Iigo Quilez :: fractals, computer graphics, mathematics, demoscene and more (http://www.iquilezles.org)

no clue when i'll specifically work on maps again.. my sphere gen was extremely slow but further experience has introduced a few more effective algorithms (like using "fast sine osc" algorithm to replace sin and cos ops with two multiplies).

waldronate
09-12-2014, 10:40 PM
Never give up! Never surrender! Use WebGL to make the hardware do all of the heavy lifting!

Redrobes
09-13-2014, 08:46 PM
Yeah, getting one pixel drawn or one triangle up on a screen can be hard going and changes between different OS's and whatever API they have to offer. But once you have something - like WebGL - going then I would head off and get this book. Its not cheap but its an excellent read. Maybe see if a library has it to borrow. The other ones that people keep pointing to are Graphics Gems series.
http://www.amazon.com/Computer-Graphics-Principles-Practice-3rd/dp/0321399528
http://www.amazon.com/s?graphics+gems&keywords=graphics+gems&ie=UTF8

waldronate
09-14-2014, 12:14 AM
Graphics Gems Repository (http://www.graphicsgems.org/) is a good place to start with the Graphics Gems series. Also check out Real-Time Rendering Resources (http://realtimerendering.com) for a good set of links (and a pretty good book as well). Texturing and Modeling, Third Edition: A Procedural Approach (The Morgan Kaufmann Series in Computer Graphics): David S. Ebert, F. Kenton Musgrave, Darwyn Peachey, Ken Perlin, Steve Worley: 9781558608481: Amazon.com: Books (http://www.amazon.com/Texturing-Modeling-Third-Procedural-Approach/dp/1558608486) is an excellent book on generating content that isn't terribly focused on just graphics basics.

xoxos
09-15-2014, 12:23 AM
someone recently directed my attn to shadertoy (coincidentally inigo quilez again) to make a provocative point about coding for browsers. while i'm not even sure what the predominant way of doing that is nowadays (still java, maybe not), it does allow one to make their work available on many platforms.

not for me, i'm old and don't necessarily equate computers and connectivity, perhaps for newer devs it would be ideal for utility applications and establishing a user base. :)

(shadertoy may be a great way to pick up techniques as iirc many of them are open source... can't get the bloody thing to run in firefox lol)

waldronate
09-15-2014, 03:37 AM
Shadertoy is a WebGL toy that provides simple access to the WebGL shaders.
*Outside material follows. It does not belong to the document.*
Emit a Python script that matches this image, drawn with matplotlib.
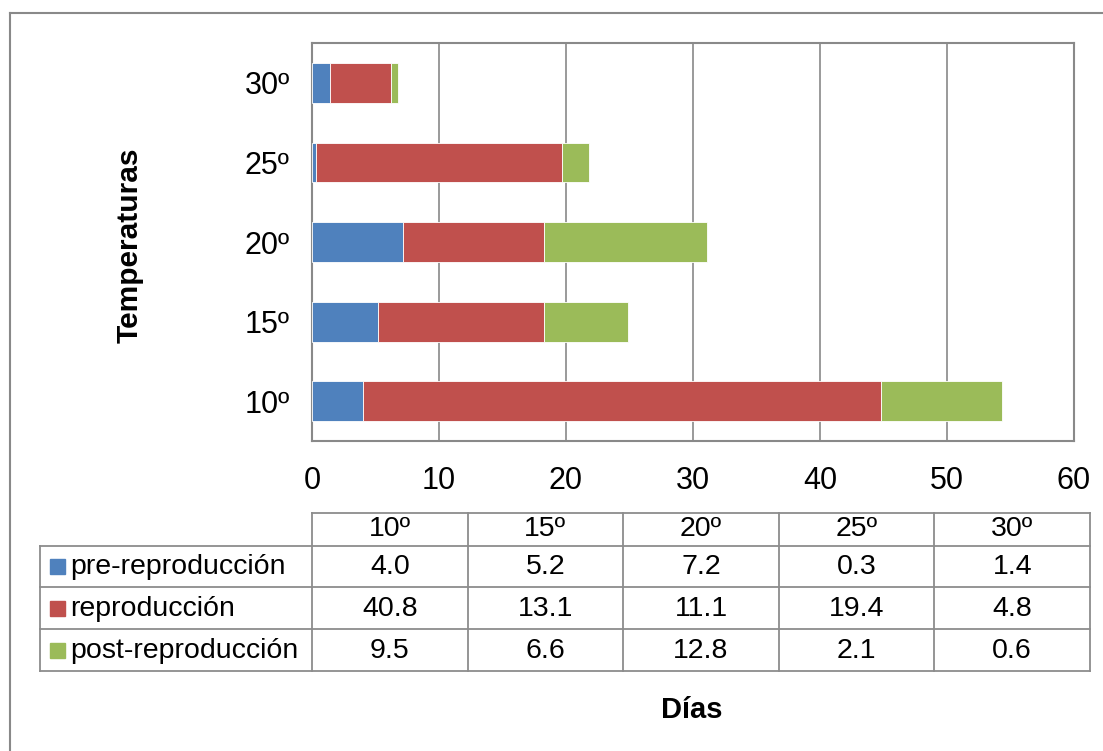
import matplotlib.pyplot as plt
import numpy as np

plt.rcParams['font.family'] = ['Liberation Sans', 'DejaVu Sans']

temps = ['10º', '15º', '20º', '25º', '30º']
series = ['pre-reproducción', 'reproducción', 'post-reproducción']
pre = [4.0, 5.2, 7.2, 0.3, 1.4]
rep = [40.8, 13.1, 11.1, 19.4, 4.8]
post = [9.5, 6.6, 12.8, 2.1, 0.6]
x_ticks = [0, 10, 20, 30, 40, 50, 60]

colors = ['#4F81BD', '#C0504D', '#9BBB59']
grey = '#898989'

W, H = 1103, 751
fig = plt.figure(figsize=(W / 100, H / 100), dpi=100)

# overlay in pixel units for frame, table and titles
ov = fig.add_axes([0, 0, 1, 1])
ov.set_xlim(0, W)
ov.set_ylim(H, 0)
ov.axis('off')

# main plot area
x0, x1, y0, y1 = 312, 1074, 43, 441
ax = fig.add_axes([x0 / W, 1 - y1 / H, (x1 - x0) / W, (y1 - y0) / H])
y = np.arange(len(temps))
left = np.zeros(len(temps))
for vals, c, name in zip([pre, rep, post], colors, series):
    ax.barh(y, vals, left=left, height=0.5, color=c, edgecolor='white',
            linewidth=0.6, label=name, zorder=3)
    left += np.array(vals)

ax.set_xlim(0, 60)
ax.set_ylim(-0.5, len(temps) - 0.5)
ax.set_xticks(x_ticks)
ax.set_yticks(y)
ax.set_yticklabels(temps)
ax.tick_params(axis='x', length=0, pad=18, labelsize=22)
ax.tick_params(axis='y', length=0, pad=16, labelsize=22)
ax.xaxis.grid(True, color=grey, linewidth=1.2, zorder=0)
for s in ax.spines.values():
    s.set_color(grey)
    s.set_linewidth(1.5)

# outer chart border (top and left edges)
ov.plot([10, W], [13, 13], color=grey, lw=1.5)
ov.plot([10, 10], [13, H], color=grey, lw=1.5)

# data table under the axis
col_edges = np.linspace(312, 1090, len(temps) + 1)
row_edges = [513, 546, 587, 629, 671]
lab_left = 40
tcol = '#8c8c8c'
fs = 20.5
ov.plot([col_edges[0], col_edges[-1]], [row_edges[0], row_edges[0]], color=tcol, lw=1.3)
for ry in row_edges[1:]:
    ov.plot([lab_left, col_edges[-1]], [ry, ry], color=tcol, lw=1.3)
for cx in col_edges:
    ov.plot([cx, cx], [row_edges[0], row_edges[-1]], color=tcol, lw=1.3)
ov.plot([lab_left, lab_left], [row_edges[1], row_edges[-1]], color=tcol, lw=1.3)

centers = (col_edges[:-1] + col_edges[1:]) / 2
for cx, t in zip(centers, temps):
    ov.text(cx, (row_edges[0] + row_edges[1]) / 2, t, ha='center', va='center', fontsize=fs)
for i, (vals, c, name) in enumerate(zip([pre, rep, post], colors, series)):
    cy = (row_edges[i + 1] + row_edges[i + 2]) / 2
    ov.add_patch(plt.Rectangle((50, cy - 7.5), 15, 15, color=c))
    ov.text(70, cy + 1, name, ha='left', va='center', fontsize=fs)
    for cx, v in zip(centers, vals):
        ov.text(cx, cy + 1, f'{v:.1f}', ha='center', va='center', fontsize=fs)

ov.text(692, 710, 'Días', ha='center', va='center', fontsize=21, fontweight='bold')
ov.text(130, 245, 'Temperaturas', ha='center', va='center', rotation=90,
        fontsize=21.5, fontweight='bold')

fig.savefig('out.png', dpi=100)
It should work on Firefox 17 and later if you have the hardware to support OpenGL ES 2.0 (the base WebGL spec). The shaders run on the hardware, so hardware support is pretty important.

xoxos
09-16-2014, 12:25 AM
aah, my chipset is from 2002 which gives me opengl 1.4 :)

waldronate
09-16-2014, 12:36 AM
You can always try The Mesa 3D Graphics Library (http://mesa3d.org/) for a software-based version. It'll be slow, but it will probably run. My old GF9400 on the laptop get less than a frame a second on the fancier shaders and fails on some of them...

Redrobes
09-16-2014, 09:42 AM
Yeah you need GL2.0 for any chance of using programmable shaders but newer is better naturally. If you need a demo and look at the source code then you can steal my effort. I just did this to see how easy it is. Its not hugely difficult but theres some effort needed to start with and get your head around. The main issue I think is that if it doesnt work its not all that easy to work out why. Its probably easier to get GL going in an app rather than WebGL but then once it works then you can tweak it till it looks right and keep it working.

My WebGL. (http://www.viewing.ltd.uk/Temp/WebGL/Brian.htm)

Anyway - shows some image texturing, cell shading, and that green glow shader thingy.

xoxos
09-16-2014, 10:43 PM
i'm an idiot and and wrote my own libraries :) 0% gpu acceleration but i pwn every pixel :lol:

waldronate
09-17-2014, 02:24 AM
The urge to write your own renderer is a powerful one. There are lots of folks out there who have full renderers that run on the GPU. The top-level program loads everything and draws one quad (or two triangles); the shaders programs do everything else.